Ils travaillent dans le secteur public tout en fonctionnant comme des Dircom du privé. Ils viennent d’ailleurs du privé (Sodexo pour Chambin et Trehan, Lyonnaise des Eaux et AXA pour Piednoël, SFR pour Villeret…) dont ils s’efforcent d’appliquer au public les bonnes recettes. A savoir : une approche collaborative faite d’ouverture et de transparence. Ce sont fondamentalement des ouvreurs et des facilitateurs. Ils ont la réputation de faire circuler l’information au plus juste et au plus large. Avec eux, il n’y a pas de « blackout » de l’information ; il y a des explications à tout car rien n’est pire que de se taire surtout en période de crise…

Comment leur expérience se traduit-elle sur leur façon de communiquer ?

Ils sont très bons sur le fond des dossiers car, le plus souvent, ils ont une double casquette : stratégique et technique. Ce sont en effet des spécialistes de leur secteur : Chambin et Hufnagel sur l’énergie, Fort sur la Défense, Piednoël dans le ferroviaire… C’est cela qui leur permet de donner en permanence aux journalistes des éléments de contexte et de décryptage, de manier le « off », un « off » de qualité et non un « off » de pacotille ! On va dire que ce sont les champions du « background ».

C’est aussi cette dimension de fond qui leur permet de monter en première ligne lors des périodes de crise. La vie en agence et/ou l’expérience du privé leur ont donné les moyens de maîtriser les situations de crise. Ils ont tout intérêt à savoir le faire car ils font partie des entreprises publiques qui sont parmi les plus exposées de France à la crise (Air France-KLM, Areva, Edf, Sncf…) et donc bien souvent les plus « explosées » par la presse, audiovisuelle, papier et digitale.

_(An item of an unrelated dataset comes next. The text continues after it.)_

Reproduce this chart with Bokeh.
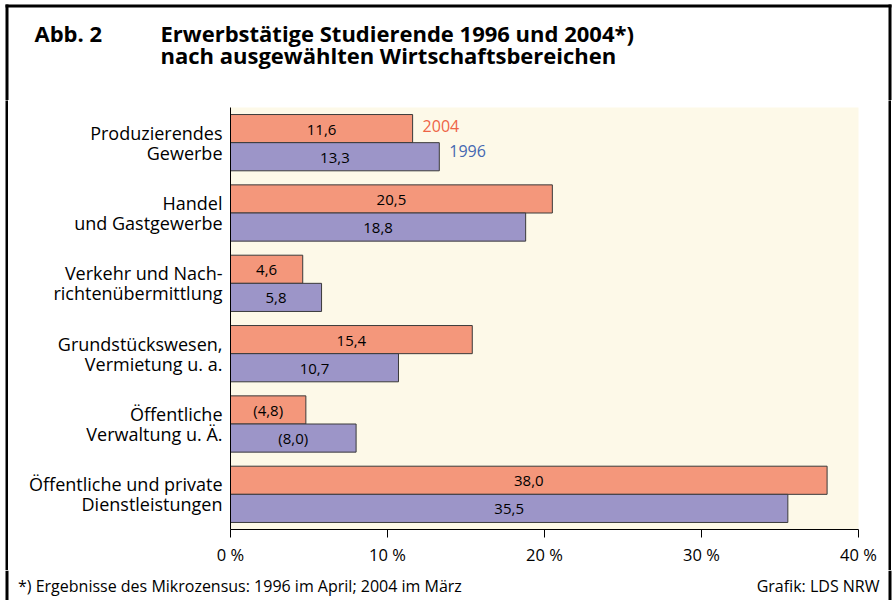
from bokeh.plotting import figure
from bokeh.models import Range1d, Label, LabelSet, FixedTicker, ColumnDataSource, Spacer
from bokeh.layouts import column, row
from bokeh.core.properties import value
from bokeh.embed import file_html
from bokeh.resources import INLINE

# ---------------- data ----------------
categories = [
    ["Produzierendes", "Gewerbe"],
    ["Handel", "und Gastgewerbe"],
    ["Verkehr und Nach-", "richtenübermittlung"],
    ["Grundstückswesen,", "Vermietung u. a."],
    ["Öffentliche", "Verwaltung u. Ä."],
    ["Öffentliche und private", "Dienstleistungen"],
]
values_2004 = [11.6, 20.5, 4.6, 15.4, 4.8, 38.0]
values_1996 = [13.3, 18.8, 5.8, 10.7, 8.0, 35.5]
labels_2004 = ["11,6", "20,5", "4,6", "15,4", "(4,8)", "38,0"]
labels_1996 = ["13,3", "18,8", "5,8", "10,7", "(8,0)", "35,5"]
series_names = ["2004", "1996"]
x_ticks = [0, 10, 20, 30, 40]
x_tick_labels = ["0 %", "10 %", "20 %", "30 %", "40 %"]
fig_label = "Abb. 2"
title_lines = ["Erwerbstätige Studierende 1996 und 2004*)",
               "nach ausgewählten Wirtschaftsbereichen"]
footnote = "*) Ergebnisse des Mikrozensus: 1996 im April; 2004 im März"
source_note = "Grafik: LDS NRW"

# ---------------- styling ----------------
FONT = "Open Sans"
C2004 = "#F4977B"
C1996 = "#9C95C8"
T2004 = "#EE6446"
T1996 = "#4467B1"
CREAM = "#FDF9E8"
OUTL = "#3a3a3a"

PAGE_W = 896
TOP_H, MAIN_H, BOT_H = 100, 470, 30
EDGE_GAP, EDGE_LINE = 5, 3
MAIN_W = PAGE_W - 2 * (EDGE_GAP + EDGE_LINE)


def blank_fig(w, h, x0, x1, y0, y1, fill="white"):
    f = figure(width=w, height=h, x_range=Range1d(x0, x1), y_range=Range1d(y1, y0),
               output_backend="svg", toolbar_location=None, title=None,
               x_axis_type=None, y_axis_type=None, min_border=0)
    f.outline_line_color = None
    f.background_fill_color = fill
    f.border_fill_color = fill
    return f


def ptext(f, x, y, txt, size, bold=False, align="left", color="black"):
    f.text(x=[x], y=[y], text=[txt], text_font=value(FONT), text_font_size=size,
           text_font_style="bold" if bold else "normal", text_align=align,
           text_baseline="alphabetic", text_color=color)


# ---------- header ----------
top = blank_fig(PAGE_W, TOP_H, 0, PAGE_W, 0, TOP_H)
top.quad(left=[5, 5, 888], right=[891, 8, 891], top=[4, 4, 4], bottom=[7, TOP_H, TOP_H],
         fill_color="black", line_color=None)
ptext(top, 34, 32, fig_label, "22px", bold=True)
ptext(top, 160, 32, title_lines[0], "22px", bold=True)
ptext(top, 160, 54, title_lines[1], "22px", bold=True)

# ---------- side edges (solid black strips) ----------
edge_l = row(Spacer(width=EDGE_GAP, height=MAIN_H),
             blank_fig(EDGE_LINE, MAIN_H, 0, 1, 0, 1, fill="black"))
edge_r = row(blank_fig(EDGE_LINE, MAIN_H, 0, 1, 0, 1, fill="black"),
             Spacer(width=EDGE_GAP, height=MAIN_H))

# ---------- main chart ----------
n = len(categories)
src = ColumnDataSource(dict(
    y04=[i + 0.3 for i in range(n)],
    y96=[i + 0.7 for i in range(n)],
    v04=values_2004,
    v96=values_1996,
    m04=[v / 2 for v in values_2004],
    m96=[v / 2 for v in values_1996],
    l04=labels_2004,
    l96=labels_1996,
))

p = figure(width=MAIN_W, height=MAIN_H, x_range=Range1d(0, 40), y_range=Range1d(n, 0),
           output_backend="svg", toolbar_location=None, title=None,
           min_border_left=222, min_border_top=7, min_border_right=30, min_border_bottom=41)
p.background_fill_color = CREAM
p.border_fill_color = "white"
p.outline_line_color = None
p.xgrid.visible = False
p.ygrid.visible = False

p.hbar(y="y04", right="v04", left=0, height=0.4, source=src,
       fill_color=C2004, line_color=OUTL, line_width=1)
p.hbar(y="y96", right="v96", left=0, height=0.4, source=src,
       fill_color=C1996, line_color=OUTL, line_width=1)

for col_x, col_y, col_t in (("m04", "y04", "l04"), ("m96", "y96", "l96")):
    p.add_layout(LabelSet(x=col_x, y=col_y, text=col_t, source=src,
                          text_align="center", text_baseline="alphabetic",
                          y_offset=-6, text_font=value(FONT),
                          text_font_size="15px", text_color="black"))

p.add_layout(Label(x=values_2004[0], y=0.3, x_offset=10, y_offset=3, text=series_names[0],
                   text_align="left", text_baseline="alphabetic",
                   text_font=FONT, text_font_size="16px", text_color=T2004))
p.add_layout(Label(x=values_1996[0], y=0.7, x_offset=10, y_offset=6, text=series_names[1],
                   text_align="left", text_baseline="alphabetic",
                   text_font=FONT, text_font_size="16px", text_color=T1996))

# x axis
xa = p.xaxis[0]
xa.ticker = FixedTicker(ticks=x_ticks)
xa.major_label_overrides = {t: s for t, s in zip(x_ticks, x_tick_labels)}
xa.major_tick_in = 0
xa.major_tick_out = 8
xa.minor_tick_line_color = None
xa.axis_line_color = "black"
xa.major_tick_line_color = "black"
xa.major_label_text_font = FONT
xa.major_label_text_font_size = "16.5px"
xa.major_label_text_color = "black"
xa.major_label_standoff = 5

# y axis: category labels
ya = p.yaxis[0]
cat_pos = [i + 0.5 for i in range(n)]
ya.ticker = FixedTicker(ticks=cat_pos)
ya.major_label_overrides = {pos: "\n".join(c) for pos, c in zip(cat_pos, categories)}
ya.major_tick_line_color = None
ya.minor_tick_line_color = None
ya.major_tick_in = 0
ya.major_tick_out = 0
ya.major_label_standoff = 8
ya.major_label_text_font = FONT
ya.major_label_text_font_size = "18px"
ya.major_label_text_line_height = 0.82
ya.major_label_text_color = "black"
ya.axis_line_color = "black"

# ---------- footer ----------
bot = blank_fig(PAGE_W, BOT_H, 0, PAGE_W, 0, BOT_H)
bot.quad(left=[5, 888], right=[8, 891], top=[0, 0], bottom=[BOT_H, BOT_H],
         fill_color="black", line_color=None)
ptext(bot, 17.5, 15, footnote, "16px")
ptext(bot, 879, 15, source_note, "16px", align="right")

layout = column(top, row(edge_l, p, edge_r), bot)
open("out.html", "w").write(file_html(layout, INLINE))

Comment gèrent-ils cet état de crise quasi-permanent ?

C’est précisément dans ce contexte de crise que, fait rare en France, ils sont devenus le porte-parole à part entière de leur entreprise : c’est déjà le cas de Piednoël pour SNCF, de Tréhan pour Air France-KLM, de Boulay pour BPIFrance… Stéphane Fort est d’ores-et-déjà un porte-parole digital de Dassault Aviation à travers son compte Twitter personnel. Il y a de bonnes chances qu’il devienne aussi un porte-parole technique avec le concours d’experts maison.

Le fait est, et cela c’est radicalement nouveau par rapport au Dircom type des années 80, qu’ils consacrent tous beaucoup de temps aux relations presse : 40 % en moyenne de leur temps de Dircom ; sans compter les périodes de crise : mouvement des pilotes chez Air France-KLM, sortie du CAC 40 ou démission surprise d’un Directeur financier chez EDF, signature d’un contrat Rafale à l’export, Brétigny ou Eckwersheim pour SNCF… Dans ces moments, le pourcentage s’élève à 80 % voire le dépasse largement !

Ils ont tissé des liens étroits, de bonne intelligence avec la presse. Les journalistes ne cèdent-ils pas d’autant plus facilement à leur efficacité, au risque de manquer de distance ?

Il est vrai qu’ils entretiennent une relation de qualité avec les journalistes mais qualité (confiance et respect mutuels) ne veut pas dire complicité. C’est aux journalistes de ne pas sombrer dans le syndrome de Stockholm ! Ils doivent avoir suffisamment de métier et de talent pour faire la part de l’info et de l’intox – qui continue évidemment d’exister…

(1) L’étude porte sur les principales participations et institutions de l’Etat, soit 53 entités réparties en 6 secteurs (Aéronautique, Défense et Espace ; Com et Télécoms ; Energie ; Economie et Finances ; Transports et Logistique ; Jeux et Paris). Etude qualitative conduite auprès de 170 journalistes français et anglo-saxons tous médias (1er septembre 2015 – 2 mars 2016). La 6ème édition met en valeur une nouvelle génération de dircom qui rassemble : Antoine Boulay (BPIFrance), Jérôme Chambin (GRDF), Stéphane Fort (Dassault Aviation), Charles Hufnagel (ex Areva), Benjamin Perret (Aéroports de Paris), Christophe Piednoël (SNCF), Jean-Charles Trehan (Air France-KLM), Julien Villeret (EDF) et Dominique Wood (Transdev).